Belleville teacher once was a New Christy Minstrel

Published: February 2, 2013 

For 21 years, Roy Culbertson was a math and computer teacher and a soccer coach at Signal Hill School in Belleville.

But in his younger days, he was a singer/songwriter who spent part of a year touring with the New Christy Minstrels.

This comes up because of an Answer Man column a couple of weeks ago in which he explained the origins of the name New Christy Minstrels which refers to a group of musicians who sing folk music. Yes, they still exist.

The column led some people to call us and tell us there were other members in the area. That isn't surprising I guess. There is a website which lists all the members and there are more than 200. Culbertson is number 122. He joined in 1972.

"I had graduated college and I was on the road, doing whatever I could to play music," he said.

He grew up in the west end of Belleville and had a teaching degree from Southern Illinois University Edwardsville. But he wanted to have some fun before he became locked into a job.

He was roaming the country, playing music for a living. One night he was scheduled in Crawfordsville, Ind.

"Sometimes you get there in time to see the person before you perform," Culbertson said. "The guy who was playing had just left the New Christy Minstrels. He heard me and said I ought to try out.

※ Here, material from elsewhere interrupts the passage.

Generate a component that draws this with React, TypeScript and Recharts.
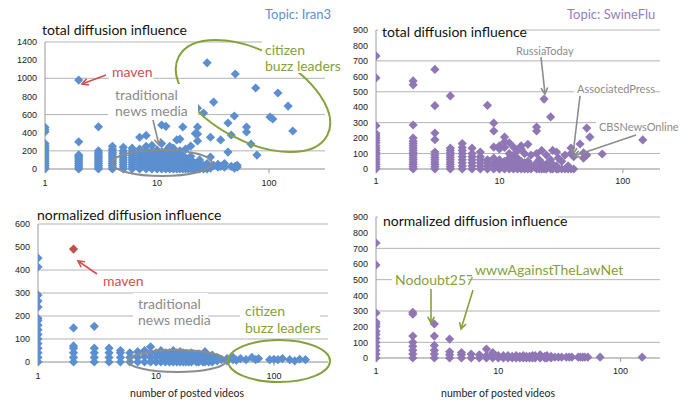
import React from 'react'
import { ScatterChart, Scatter, XAxis, YAxis, CartesianGrid } from 'recharts'

// --- data: [videos posted, influence values at that count] ---
type Column = [number, number[]]

const iranTotalCols: Column[] = [
  [1, [0, 20, 40, 60, 80, 100, 120, 140, 160, 180, 200, 220, 240, 260, 280, 410, 435, 460]],
  [2, [0, 20, 40, 60, 80, 100, 120, 140, 155, 300]],
  [3, [0, 20, 40, 60, 80, 100, 120, 140, 160, 180, 200, 465]],
  [4, [0, 20, 40, 60, 80, 100, 120, 140, 160, 180, 200, 220, 250]],
  [5, [0, 25, 50, 75, 100, 125, 150, 175, 200, 240]],
  [6, [0, 25, 50, 75, 100, 125, 150, 175, 200, 230]],
  [7, [0, 25, 50, 75, 100, 125, 150, 180, 220, 350]],
  [8, [0, 25, 50, 75, 100, 130, 160, 200, 250, 370]],
  [9, [0, 25, 50, 75, 100, 130, 160, 200, 260]],
  [10, [0, 25, 50, 75, 100, 130, 170, 210]],
  [11, [0, 25, 50, 80, 110, 140, 190, 280, 485]],
  [12, [0, 25, 50, 80, 110, 150, 200, 470]],
  [13, [0, 25, 50, 80, 120, 160, 250]],
  [14, [0, 25, 50, 90, 130, 180, 230]],
  [15, [0, 25, 60, 100, 140, 320]],
  [16, [0, 25, 60, 100, 150, 200, 330]],
  [17, [0, 30, 70, 110, 150, 463]],
  [18, [0, 30, 70, 120, 220]],
  [19, [0, 30, 70, 110]],
  [20, [0, 30, 60, 100, 140, 253]],
  [21, [0, 40, 80]],
  [22, [0, 30, 60, 390]],
  [23, [0, 40, 310, 386, 463, 670]],
  [24, [0, 30, 60, 100]],
  [26, [0, 40, 617]],
  [28, [0, 20, 60, 1170]],
  [30, [10, 132, 350]],
  [32, [40, 738]],
  [35, [20, 50]],
  [37, [320, 30]],
  [40, [20, 60]],
  [43, [187, 507]],
  [46, [30, 375]],
  [49, [584, 10]],
  [50, [1047, 30]],
  [52, [20, 40]],
  [63, [408, 463]],
  [69, [275]],
  [76, [893]],
  [78, [154]],
  [102, [573]],
  [108, [551]],
  [120, [838]],
  [148, [694]],
  [163, [419]],
]
const iranTotalMaven: Column[] = [[2, [980]]]

const swineTotalCols: Column[] = [
  [1, [0, 15, 30, 45, 60, 75, 90, 105, 120, 135, 150, 170, 185, 200, 215, 230, 280, 590, 732]],
  [2, [0, 15, 30, 45, 60, 75, 90, 105, 120, 135, 150, 165, 180, 200, 285, 545, 570]],
  [3, [0, 15, 30, 45, 60, 75, 90, 110, 190, 233, 410, 645]],
  [4, [0, 15, 30, 45, 60, 75, 90, 105, 120, 135, 473]],
  [5, [0, 20, 40, 60, 80, 100, 120, 140, 165]],
  [6, [0, 20, 40, 60, 80, 100, 135]],
  [7, [0, 20, 40, 60, 80, 110]],
  [8, [0, 20, 40, 60, 412]],
  [9, [0, 20, 40, 70, 142, 246, 298]],
  [10, [0, 20, 40, 60, 130, 150]],
  [11, [0, 20, 50, 140, 175, 207]],
  [12, [0, 20, 40, 70, 100, 170]],
  [13, [0, 20, 40, 90, 142]],
  [14, [0, 20, 40, 70, 120]],
  [15, [0, 20, 50, 130, 150]],
  [16, [0, 20, 40, 100]],
  [17, [0, 20, 50, 160]],
  [18, [0, 20, 90]],
  [20, [0, 20, 40, 100, 246, 272]],
  [21, [0, 20, 60]],
  [22, [0, 20, 40, 120]],
  [23, [0, 20, 453]],
  [24, [0, 30, 90]],
  [26, [0, 20, 60, 337]],
  [27, [0, 30, 120]],
  [29, [0, 20, 110]],
  [30, [0, 71]],
  [32, [0, 50]],
  [34, [0, 90]],
  [36, [0, 20]],
  [38, [0, 100, 136]],
  [40, [0, 80]],
  [45, [162]],
  [48, [71, 104]],
  [51, [265, 90]],
  [54, [207]],
  [68, [97]],
  [145, [188]],
]

const iranNormCols: Column[] = [
  [1, [0, 20, 40, 60, 80, 100, 120, 140, 160, 180, 190, 239, 265, 291, 413, 452]],
  [2, [0, 20, 40, 60, 70, 148]],
  [3, [0, 20, 40, 60, 155]],
  [4, [0, 20, 40, 60]],
  [5, [0, 20, 40, 50]],
  [6, [0, 20, 40]],
  [7, [0, 20, 45]],
  [8, [0, 25, 50]],
  [9, [0, 20, 40, 66]],
  [10, [0, 20, 40]],
  [11, [0, 25, 50]],
  [12, [0, 20, 40]],
  [13, [0, 20, 40]],
  [14, [0, 25, 50]],
  [15, [0, 20, 40]],
  [16, [0, 20, 45]],
  [17, [0, 20, 40]],
  [18, [0, 20, 35]],
  [19, [0, 15, 30]],
  [20, [0, 20, 40]],
  [22, [0, 15, 30]],
  [23, [0, 20, 35]],
  [25, [0, 20]],
  [26, [0, 20, 45]],
  [28, [0, 25]],
  [30, [0, 15, 30]],
  [33, [5, 20]],
  [36, [10]],
  [40, [5, 15]],
  [45, [10, 20]],
  [48, [8]],
  [52, [15]],
  [58, [10]],
  [65, [20]],
  [70, [10]],
  [74, [15]],
  [92, [10]],
  [100, [12]],
  [108, [10]],
  [118, [15]],
  [136, [10]],
  [150, [5]],
  [165, [12]],
  [185, [10]],
]
const iranNormMaven: Column[] = [[2, [491]]]

const swineNormCols: Column[] = [
  [1, [0, 25, 50, 75, 100, 125, 150, 170, 200, 215, 230, 287, 594, 734]],
  [2, [0, 25, 50, 75, 100, 140, 280, 292]],
  [3, [0, 25, 50, 80, 140, 217]],
  [4, [0, 20, 40, 121]],
  [5, [0, 20, 35]],
  [6, [0, 25]],
  [7, [0, 20]],
  [8, [0, 15, 57]],
  [9, [0, 20, 35]],
  [10, [0, 15]],
  [11, [0, 15]],
  [12, [0, 15]],
  [13, [0, 10]],
  [14, [0, 15]],
  [15, [0, 10]],
  [16, [0, 15]],
  [17, [0, 10]],
  [18, [0, 10]],
  [19, [0, 15]],
  [20, [0, 15]],
  [22, [0, 20]],
  [24, [0, 10]],
  [25, [0, 15]],
  [27, [0, 10]],
  [29, [5]],
  [31, [5]],
  [33, [5]],
  [36, [5]],
  [38, [5]],
  [40, [5]],
  [45, [5]],
  [47, [5]],
  [49, [5]],
  [51, [5]],
  [54, [5]],
  [68, [5]],
  [150, [5]],
]

const xTicks = [1, 10, 100]
const totalIranTicks = [0, 200, 400, 600, 800, 1000, 1200, 1400]
const normIranTicks = [0, 100, 200, 300, 400, 500, 600]
const swineTicks = [0, 100, 200, 300, 400, 500, 600, 700, 800, 900]

// --- styling ---
const BLUE = '#5b8fd0'
const PURPLE = '#8f77b5'
const MAVEN_RED = '#c0504d'
const GRID = '#b3b3b3'
const AXIS = '#9a9a9a'
const RED = '#d0504f'
const GREEN = '#84a23c'
const GRAY = '#8c8c8c'
const TICK_FONT = { fill: '#222', fontSize: 9, fontFamily: 'Liberation Sans' }
const LABEL_FONT = 'Lato'

const toPoints = (cols: Column[]) =>
  cols.flatMap(([x, ys]) => ys.map((y) => ({ x, y })))

const diamond = (fill: string) => (props: any) => {
  const { cx, cy } = props
  if (cx == null || cy == null) return <g />
  const r = 4.6
  return <path d={`M${cx},${cy - r}L${cx + r},${cy}L${cx},${cy + r}L${cx - r},${cy}Z`} fill={fill} />
}

interface PanelProps {
  left: number
  top: number
  width: number
  height: number
  margin: { top: number; right: number; bottom: number; left: number }
  yWidth: number
  xMax: number
  yTicks: number[]
  xTickMargin: number
  series: { data: Column[]; color: string }[]
}

function Panel({ left, top, width, height, margin, yWidth, xMax, yTicks, xTickMargin, series }: PanelProps) {
  return (
    <div style={{ position: 'absolute', left, top }}>
      <ScatterChart width={width} height={height} margin={margin}>
        <CartesianGrid vertical={false} stroke={GRID} strokeWidth={1} />
        <XAxis
          type="number"
          dataKey="x"
          scale="log"
          domain={[1, xMax]}
          ticks={xTicks}
          allowDataOverflow
          height={20}
          tick={TICK_FONT}
          tickSize={4}
          tickMargin={xTickMargin}
          tickLine={{ stroke: AXIS }}
          axisLine={{ stroke: GRID }}
        />
        <YAxis
          type="number"
          dataKey="y"
          domain={[yTicks[0], yTicks[yTicks.length - 1]]}
          ticks={yTicks}
          width={yWidth}
          tick={TICK_FONT}
          tickLine={false}
          tickSize={0}
          tickMargin={8}
          axisLine={{ stroke: AXIS }}
        />
        {series.map((s, i) => (
          <Scatter key={i} data={toPoints(s.data)} shape={diamond(s.color)} isAnimationActive={false} />
        ))}
      </ScatterChart>
    </div>
  )
}

function Arrow({ x1, y1, x2, y2, color }: { x1: number; y1: number; x2: number; y2: number; color: string }) {
  const a = Math.atan2(y2 - y1, x2 - x1)
  const L = 7
  const w = 0.5
  const p1 = `${x2 - L * Math.cos(a - w)},${y2 - L * Math.sin(a - w)}`
  const p2 = `${x2 - L * Math.cos(a + w)},${y2 - L * Math.sin(a + w)}`
  return (
    <g stroke={color} strokeWidth={1.6} fill="none">
      <line x1={x1} y1={y1} x2={x2} y2={y2} />
      <polyline points={`${p1} ${x2},${y2} ${p2}`} />
    </g>
  )
}

function Label({ x, y, text, color, size = 14, bg }: { x: number; y: number; text: string; color: string; size?: number; bg?: [number, number] }) {
  return (
    <g>
      {bg && <rect x={x - 3} y={y - bg[1] / 2} width={bg[0]} height={bg[1]} fill="#fff" />}
      <text x={x} y={y} fill={color} fontSize={size} fontFamily={LABEL_FONT} dominantBaseline="central">
        {text}
      </text>
    </g>
  )
}

function Overlay() {
  return (
    <svg width={683} height={401} style={{ position: 'absolute', left: 0, top: 0, pointerEvents: 'none' }}>
      {/* top-left: Iran3 total */}
      <Label x={265} y={14} text="Topic: Iran3" color="#5d8fd1" size={13} />
      <Label x={42} y={29} text="total  diffusion influence" color="#111" size={14} />
      <ellipse cx={253} cy={96} rx={84} ry={45} transform="rotate(28 253 96)" fill="none" stroke={GREEN} strokeWidth={2} />
      <Label x={265} y={49} text="citizen" color={GREEN} bg={[72, 18]} />
      <Label x={265} y={65} text="buzz leaders" color={GREEN} bg={[75, 16]} />
      <Label x={112} y={71} text="maven" color={RED} bg={[44, 16]} />
      <Arrow x1={106} y1={75} x2={82} y2={84} color={RED} />
      <rect x={108} y={84} width={90} height={34} fill="#fff" />
      <Label x={115} y={94} text="traditional" color={GRAY} />
      <Label x={115} y={110} text="news media" color={GRAY} />
      <ellipse cx={162} cy={163} rx={50} ry={13} fill="none" stroke={GRAY} strokeWidth={2} />
      <Arrow x1={153} y1={120} x2={159} y2={145} color={GRAY} />

      {/* top-right: SwineFlu total */}
      <Label x={567} y={14} text="Topic: SwineFlu" color="#9480b8" size={13} />
      <rect x={378} y={22} width={145} height={18} fill="#fff" />
      <Label x={382} y={31} text="total  diffusion influence" color="#111" size={14} />
      <Label x={516} y={50} text="RussiaToday" color={GRAY} size={11} bg={[62, 14]} />
      <Arrow x1={541} y1={57} x2={545} y2={94} color={GRAY} />
      <Label x={577} y={88} text="AssociatedPress" color={GRAY} size={11} bg={[80, 14]} />
      <Arrow x1={580} y1={96} x2={573} y2={154} color={GRAY} />
      <Label x={599} y={126} text="CBSNewsOnline" color={GRAY} size={11} bg={[80, 14]} />
      <Arrow x1={636} y1={135} x2={574} y2={156} color={GRAY} />

      {/* bottom-left: Iran3 normalized */}
      <Label x={37} y={214} text="normalized diffusion influence" color="#111" size={14} />
      <Label x={103} y={280} text="maven" color={RED} bg={[44, 16]} />
      <Arrow x1={97} y1={274} x2={78} y2={261} color={RED} />
      <rect x={133} y={293} width={75} height={34} fill="#fff" />
      <Label x={138} y={303} text="traditional" color={GRAY} />
      <Label x={138} y={319} text="news media" color={GRAY} />
      <rect x={240} y={300} width={80} height={36} fill="#fff" />
      <Label x={245} y={310} text="citizen" color={GREEN} />
      <Label x={245} y={327} text="buzz leaders" color={GREEN} />
      <ellipse cx={177} cy={361} rx={49} ry={11} fill="none" stroke={GRAY} strokeWidth={2} />
      <ellipse cx={279} cy={361} rx={51} ry={21} fill="none" stroke={GREEN} strokeWidth={2} />
      <text x={187} y={393} textAnchor="middle" dominantBaseline="central" fontSize={10.5} fontFamily={LABEL_FONT} fill="#222">
        number of posted videos
      </text>

      {/* bottom-right: SwineFlu normalized */}
      <rect x={378} y={211} width={180} height={18} fill="#fff" />
      <Label x={383} y={220} text="normalized diffusion influence" color="#111" size={14} />
      <Label x={395} y={279} text="Nodoubt257" color={GREEN} size={14} bg={[76, 16]} />
      <Label x={475} y={269} text="wwwAgainstTheLawNet" color={GREEN} size={14} bg={[138, 16]} />
      <Arrow x1={431} y1={289} x2={431} y2={323} color={GREEN} />
      <Arrow x1={473} y1={290} x2={461} y2={329} color={GREEN} />
      <text x={498} y={393} textAnchor="middle" dominantBaseline="central" fontSize={10.5} fontFamily={LABEL_FONT} fill="#222">
        number of posted videos
      </text>
    </svg>
  )
}

export default function App() {
  return (
    <div style={{ position: 'absolute', left: 0, top: 0, width: 683, height: 401, background: '#fff', overflow: 'hidden' }}>
      <Panel
        left={0}
        top={0}
        width={340}
        height={200}
        margin={{ top: 42, right: 15, bottom: 11, left: 5 }}
        yWidth={40}
        xMax={316}
        yTicks={totalIranTicks}
        xTickMargin={7}
        series={[{ data: iranTotalCols, color: BLUE }, { data: iranTotalMaven, color: BLUE }]}
      />
      <Panel
        left={340}
        top={0}
        width={343}
        height={200}
        margin={{ top: 30, right: 23, bottom: 11, left: 6 }}
        yWidth={30}
        xMax={200}
        yTicks={swineTicks}
        xTickMargin={5}
        series={[{ data: swineTotalCols, color: PURPLE }]}
      />
      <Panel
        left={0}
        top={200}
        width={340}
        height={201}
        margin={{ top: 24, right: 12, bottom: 19, left: 3 }}
        yWidth={35}
        xMax={287}
        yTicks={normIranTicks}
        xTickMargin={7}
        series={[{ data: iranNormCols, color: BLUE }, { data: iranNormMaven, color: MAVEN_RED }]}
      />
      <Panel
        left={340}
        top={200}
        width={343}
        height={201}
        margin={{ top: 17, right: 23, bottom: 23, left: 6 }}
        yWidth={30}
        xMax={210}
        yTicks={swineTicks}
        xTickMargin={6}
        series={[{ data: swineNormCols, color: PURPLE }]}
      />
      <Overlay />
    </div>
  )
}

"I had no idea what they were all about.

"He called the owner, a guy named Sid Garris, and I auditioned over the phone. I actually laid the receiver on a table and played my guitar into it.

"He said sure, sent me an airline ticket to Houston where the group was and told me to show up."

Culbertson said that apparently wasn't unusual. Garris and another guy had bought the group from founder Randy Sparks and ran it from Los Angeles.

"There was quite a bit of flow to the group," Culbertson said. "A lot of people would come and go."

So he watched the group for a performance or two and then was with them on a train to Miami where they opened for Milton Berle at a show in Miami Beach.

"Then we toured New England," he said. "It really was kind of a crazy thing.

"Like a lot of other things it kind of seemed glamorous but it was not what it seemed.

"We were paid a couple hundred dollars a week but we also paid for our own food and rooms. We often moved packed into a bus or van."

The worst thing, he said, was eating on the road all the time.

He stayed with the group for about six months then left when they were in San Francisco.

"They asked where I wanted to go so I asked for a ticket to New York," he said. He ended up in New Jersey visiting another group alumnus.

But he wasn't quite out of the group, yet.

"While I was there, he got a call from Garris," Culbertson said. "They had managed to book the group in two different places at the same time, Hot Springs, Ark., and Oregon.

So they decided to just form another temporary group.

Both the men joined in and played Hot Springs, for a week.

"We opened for Roger Miller," Culbertson said.

Eventually he ended up in Nashville, Tenn., playing and writing music. Some of the friends he played with had hits.

"We were like a school class," he said. "After a while they graduated. I never did."

He began to feel the need to settle down. He got a job teaching math, married and had kids.

The family moved back to the Signal Hill area and found a nice house where they still live.

A year later he started teaching at Signal Hill School. He is retired now.

But he never let go of his music. His band, a loose knit group he calls the Roscoe Beano Band, has recorded several albums of his original music and still play each year at Art on the Square.